In 2014, Hetronic International, Inc. (“Respondent”), an Oklahoma-based company that manufactures radio remote controls for operating heavy-duty construction equipment, sued its former international distribution partners, Abitron Austria GmbH, et al. (“Petitioners”) alleging infringement of its trademark and trade dress rights. After nearly a decade of assembling and selling products under agreements with Respondent, Petitioner began manufacturing and selling copycat remote controls under the HETRONIC brand. Roughly 97% of the Petitioner’s sales were “purely foreign”—made in foreign countries, sold to foreign customers, and for use in foreign countries. Nonetheless, a jury in the Western District of Oklahoma found Petitioner, a foreign corporation, liable for willful infringement in violation of the Lanham Act, awarding Respondent over $90 million in damages and issuing a worldwide injunction against Petitioner for the sale of its infringing products.

Petitioner appealed to the Tenth Circuit, arguing that the Lanham Act does not apply extraterritorially to purely foreign sales that never reach the U.S. or confuse U.S. consumers. The Tenth Circuit disagreed and affirmed the jury’s decision because the infringing conduct substantially affected U.S. commerce in that it diverted sales from a U.S. plaintiff. Its unanimous decision was rooted in the Supreme Court’s 1952 precedent, Steele v. Bulova Watch Co., 344 U.S. 280, 281 (1952), which laid the foundation for the Lanham Act’s extraterritorial reach. That foundation has since cracked as circuits have split over when the Lanham Act applies extraterritorially and how far it reaches. The Supreme Court granted a writ of certiorari in this case to resolve the split.

The Court’s Decision

In a majority opinion by Justice Alito, the Court held that the Lanham Act does not apply extraterritorially and thus the provisions of the Lanham Act that prohibit trademark infringement “extend only to claims where the claimed infringing use in commerce is domestic” and cannot be applied to conduct occurring solely in foreign countries. Abitron Austria GmbH v. Hetronic International, Inc., U.S., No. 21-1043 (2023).

In looking at congressional intent as to whether the Lanham Act should apply extraterritorially, the Majority quickly found no affirmative and unmistakable instruction that the Lanham Act should apply to foreign conduct, which would be required to apply the Act extraterritorially. As a next step, the Majority then turned its focus to whether the suit sought a (permissible) domestic or (impermissible) foreign application of the Lanham Act.

To prove that the claim involves a permissible domestic application of the Lanham Act, the Majority reasoned a plaintiff must show that the infringing conduct in question amounts to an infringing “use in commerce,” as defined by the Lanham Act—purely foreign conduct is not actionable regardless of whether consumer confusion occurs in the U.S.

Justice Sotomayor was joined by three other justices in a concurring opinion that gives due weight to the focus of the Lanham Act on protecting consumer confusion.
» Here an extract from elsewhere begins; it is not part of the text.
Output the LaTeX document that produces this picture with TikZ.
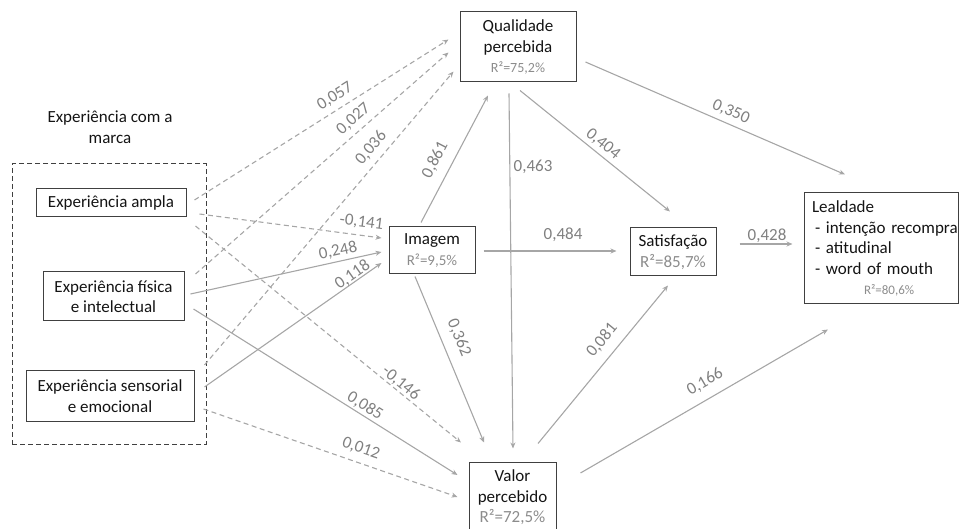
\documentclass[tikz,border=0pt]{standalone}
\usepackage{fontspec}
\setmainfont{Carlito}
\usetikzlibrary{arrows.meta}
\definecolor{lnc}{RGB}{166,166,166}
\definecolor{lblc}{RGB}{128,128,128}
\definecolor{rc}{RGB}{140,140,140}
\definecolor{bdc}{RGB}{64,64,64}
\definecolor{txc}{RGB}{20,20,20}
\newcommand{\rsq}[2][15]{{\fontsize{#1}{20}\selectfont\color{rc}#2}}
\begin{document}
\begin{tikzpicture}[x=1pt,y=-1pt,
  box/.style={draw=bdc, line width=1pt, inner sep=0pt, align=center, font=\fontsize{17}{20.5}\selectfont, text=txc},
  conn/.style={draw=lnc, line width=1.1pt, -{Stealth[length=6pt,width=5pt]}},
  dconn/.style={conn, dash pattern=on 5pt off 3.5pt},
  lbl/.style={text=lblc, font=\fontsize{17}{20}\selectfont, inner sep=0pt},
]
\useasboundingbox (0,0) rectangle (959,529);
\clip (0,0) rectangle (959,529);

% group
\node[draw=bdc, line width=1pt, dash pattern=on 5pt off 3pt, minimum width=194pt, minimum height=280pt, inner sep=0pt] (grp) at (109,304) {};
\node[align=center, font=\fontsize{17}{20.5}\selectfont, text=txc, inner sep=0pt] (ttl) at (110,127) {Experiência com a\\marca};

% nodes
\node[box, minimum width=150pt, minimum height=28pt] (amp) at (111,203) {Experiência ampla};
\node[box, minimum width=141pt, minimum height=49pt] (fis) at (113.5,296.5) {Experiência física\\e intelectual};
\node[box, minimum width=168pt, minimum height=50pt] (sen) at (110,396) {Experiência sensorial\\e emocional};

\node[box, minimum width=116pt, minimum height=70pt] (q) at (518,47) {Qualidade\\percebida\\\rsq[14]{R²=75,2\%}};
\node[box, minimum width=86pt, minimum height=47pt] (img) at (432,250.5) {Imagem\\\rsq[15]{R²=9,5\%}};
\node[box, minimum width=86pt, minimum height=48pt] (sat) at (673,252) {Satisfação\\\rsq[17]{R²=85,7\%}};
\node[box, minimum width=87pt, minimum height=71pt] (val) at (512.5,497.5) {Valor\\percebido\\\rsq[17]{R²=72,5\%}};
\node[box, minimum width=154pt, minimum height=111pt, align=left, text width=150pt] (leal) at (881,248.5) {\mbox{\hspace*{6pt}Lealdade}\\\mbox{\hspace*{9pt}- intenção recompra}\\\mbox{\hspace*{9pt}- atitudinal}\\\mbox{\hspace*{9pt}- word of mouth}\\\mbox{\hspace*{58pt}\rsq[13]{R²=80,6\%}}};

% connectors
\draw[dconn] ([shift={(8,-3)}]amp.east) -- ([shift={(-11,-7.5)}]q.west);
\draw[dconn] ([shift={(13,11)}]amp.east) -- ([shift={(-7,-12.5)}]img.west);
\draw[dconn] ([shift={(9,23)}]amp.east) -- ([shift={(-51.5,-19)}]val.north);
\draw[dconn] ([shift={(11,-22.5)}]fis.east) -- ([shift={(-11,5.5)}]q.west);
\draw[conn] ([shift={(6,-2.5)}]fis.east) -- ([shift={(-7,1.5)}]img.west);
\draw[conn] ([shift={(9,12.5)}]fis.east) -- ([shift={(-11,-22.5)}]val.west);
\draw[dconn] ([shift={(10,-31)}]sen.east) -- ([shift={(-6,24.5)}]q.west);
\draw[conn] ([shift={(10,-9)}]sen.east) -- ([shift={(-7,12.5)}]img.west);
\draw[dconn] ([shift={(9,13)}]sen.east) -- ([shift={(-11,-0.5)}]val.west);
\draw[conn] ([shift={(-11,-4)}]img.north) -- ([shift={(-30,13)}]q.south);
\draw[conn] ([shift={(8,0.5)}]img.east) -- ([shift={(-13,-1)}]sat.west);
\draw[conn] ([shift={(-17,2)}]img.south) -- ([shift={(-28.5,-19)}]val.north);
\draw[conn] ([shift={(-9,11)}]q.south) -- ([shift={(0.5,-13)}]val.north);
\draw[conn] ([shift={(2,8)}]q.south) -- ([shift={(-3,-16)}]sat.north);
\draw[conn] ([shift={(9,15)}]q.east) -- ([shift={(-36,-18)}]leal.north);
\draw[conn] ([shift={(23,-8)}]sat.east) -- ([shift={(-11,-4.5)}]leal.west);
\draw[conn] ([shift={(25.5,-18)}]val.north) -- ([shift={(-5,9)}]sat.south);
\draw[conn] ([shift={(24,-24.5)}]val.east) -- ([shift={(-53,25)}]leal.south);

% labels
\node[lbl, rotate=32.3] (l1) at (335,96.5) {0,057};
\node[lbl, rotate=41.2] (l2) at (353.5,119) {0,027};
\node[lbl, rotate=49.6] (l3) at (371,148) {0,036};
\node[lbl, rotate=62.6] (l4) at (435,160) {0,861};
\node[lbl] (l5) at (533,167) {0,463};
\node[lbl, rotate=-39.4] (l6) at (603,144) {0,404};
\node[lbl, rotate=-23.4] (l7) at (731,112) {0,350};
\node[lbl, rotate=-7.5] (l8) at (361.5,222.5) {-0,141};
\node[lbl, rotate=12.3] (l9) at (338,251) {0,248};
\node[lbl, rotate=34.9] (l10) at (352.5,275) {0,118};
\node[lbl] (l11) at (563,235) {0,484};
\node[lbl, rotate=-67.5] (l12) at (459,338) {0,362};
\node[lbl, rotate=50.7] (l13) at (602,340) {0,081};
\node[lbl] (l14) at (767,236) {0,428};
\node[lbl, rotate=-39.2] (l15) at (401,383) {-0,146};
\node[lbl, rotate=-32.1] (l16) at (365,406) {0,085};
\node[lbl, rotate=-19] (l17) at (361,448.5) {0,012};
\node[lbl, rotate=30.1] (l18) at (705,382) {0,166};
\end{tikzpicture}
\end{document}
Though concurring in the judgement, Justice Sotomayor pushes back on the extraterritoriality framework that the Majority adopts and argues that “because the [Lanham Act’s] focus is protection against consumer confusion, the statute covers foreign infringement activities if there is a likelihood of consumer confusion in the United States….” The determining element under Justice Sotomayor’s framework is the location of the consumer confusion, rather than the location of the infringing conduct.

The Majority’s decision expressly discussed and refuted Sotomayor’s location of confusion focused framework in favor of its location of conduct focused test. One of its stated concerns was that Sotomayor’s approach could threaten “international discord” and could cause “the trademark system [to] collapse,” if enough countries took the approach of creating liability for acts within the borders of other nations.

Justice Jackson filed her own concurring opinion in an apparent attempt to provide hope to U.S. brand owners that not all ability to sue foreign bad actors under the Lanham Act has been taken away by the Majority. She describes hypotheticals where a foreign sold infringing product might still provide a U.S. brand owner the right to sue the foreign infringer for subsequent conduct related to the products that occurs in the U.S.


Today’s decision makes clear that U.S. trademark rights are territorial. It resolves a growing circuit split and draws a clear line in the sand – right at the U.S. border. While Justice Alito’s opinion adopts a seemingly clear test, this strict line raises more questions than answers for many international brand owners. U.S. trademark law no longer serves as a vehicle for enforcement related solely to foreign acts – even if domestic confusion occurs. This departure from the long-understood extraterritorial application of the Lanham Act leaves brand owners more vulnerable than ever to exploitation by bad actors abroad. In a global economy marked by the expanse of e-commerce and the internet, it is quite unclear how application of this “conduct only within U.S. borders” test will play out. Are foreign manufacturers still liable for re-sale of any goods within the United States as Justice Jackson’s concurrence suggests? What should a company do if they don’t have strong existing international trademark rights in all jurisdictions in which they operate?

To combat the uncertainty stemming from Abitron v. Hetronic, it is vital that brand owners quickly reconsider their current global IP protection game plan. Key strategies to consider include:

  • Global Filing Strategy: Filing trademark applications and securing registrations in all jurisdictions where sales or manufacturing occur or will occur within the next 3-5 years;
  • Global Enforcement Strategy: Implementing monitoring and watch services to identify infringement at an earlier stage and proactively policing against international actors through enforcement efforts which rely on local trademark laws;
  • Strong IP Contractual Rights Abroad: Ensuring all foreign contractual rights and obligations clearly and sufficiently address ownership and use of relevant intellectual property rights to provide a contractual basis for liability related to extraterritorial conduct.

Today’s decision takes away legal rights that brand owners have relied on for decades as they are now limited in their ability to rely on U.S. trademark rights to protect consumers from confusion by foreign bad actors. By taking the swift action outlined above however, brand owners still can keep bad actors at bay while navigating the new reality ahead.